Конъюнктуры Земли и времени. Геополитические и хронополитические интеллектуальные расследования (Цымбурский) - страница 259

Как только мыслители отходят от этого модуса – отходят вместе с народами, – начинаются споры, приведшие в XX веке к двум общеизвестным доктринам, политически одинаково абсурдным. Одна из них – в вариантах, носящих имена Ганса Кельзена и Гуго Краббе, – предполагает для новейшего времени растворение боденовского «не связанного законами» суверенитета в верховном законе: предполагается либо то, что верховенство конституции в жизни государства снимает вопрос о суверенитете (Кельзен), либо – что суверена следует видеть в самой конституции (Краббе).

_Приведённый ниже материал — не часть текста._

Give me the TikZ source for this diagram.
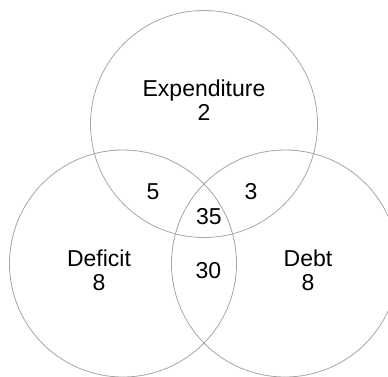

Осмеивая эти решения, язвительный Карл Шмитт доказательно выводил их из условий современного государства, «в котором профессиональное чиновничество отождествляется с государством как самостоятельная властная сила и отношения чиновников представляются как нечто специфически публично-правовое, отличное от обычных служебных отношений» [Шмитт 2000: 39]. С политической точки зрения доктрина Краббе – Кельзена заслуживает следующего соображения. Суверенитет – геополитичен. В эпоху конституционных режимов любая конституция действует внутри границ, за которыми кончается ее сила и начинается правовое верховенство другой конституции. Но чем определяется это размежевание? Сами по себе конституции между собой никогда не спорили за пространство, не нападали одна на другую, не воевали и не договаривались друг с другом, не признавали одна другую как хозяек на своих территориях. Политически вопрос стоит так: между кем и кем разделялась земля на пространства, где конкретные конституции могут юридически верховодить?

Отвергнув эту доктрину, Шмитт предложил свою, знаменитую провокативной броскостью: «Суверен тот, кто принимает решение о чрезвычайном положении» – а именно когда государству грозит опасность, не предусмотренная законами [Шмитт 2000: 15]. Собратья по юридическому цеху имели все основания упрекать Шмитта в беззаконном смешении «суверенитета» и «компетенции», но этот мыслитель на то и шел, заявляя, что о самом суверенитете спорить бессмысленно, а можно – лишь о том, кому его приписать. Для меня всего важнее то, что в XX веке, с закатом великих европейских монархий, язык политики уверенно отличает носителя суверенитета от того, кто принимает любое сколь угодно ответственное решение. Немыслимо утверждать, будто в 1938 году между фюрером Адольфом Гитлером и президентом Эдвардом Бенешем шел спор за суверенитет того или другого из них над Судетами. Мы говорим, что Борис Ельцин, расстреливая Верховный Совет России из танков, тягался за свою верховную власть – но не решимся ни сказать, ни написать, что он боролся «за свой суверенитет». Михаил Горбачев и Эдуард Шеварднадзе в конце 1980-х не свой суверенитет над акваториями Берингова моря сдавали американцам. В наше время (за исключением короля Саудовской Аравии и нескольких подобных ему фигур) те, кто принимает решения, не считаются за суверенов. Вопрос о том, «кто в лесу хозяин», может быть практически очень значимым, но в политике он ставится вовсе не так, как это делает Шмитт.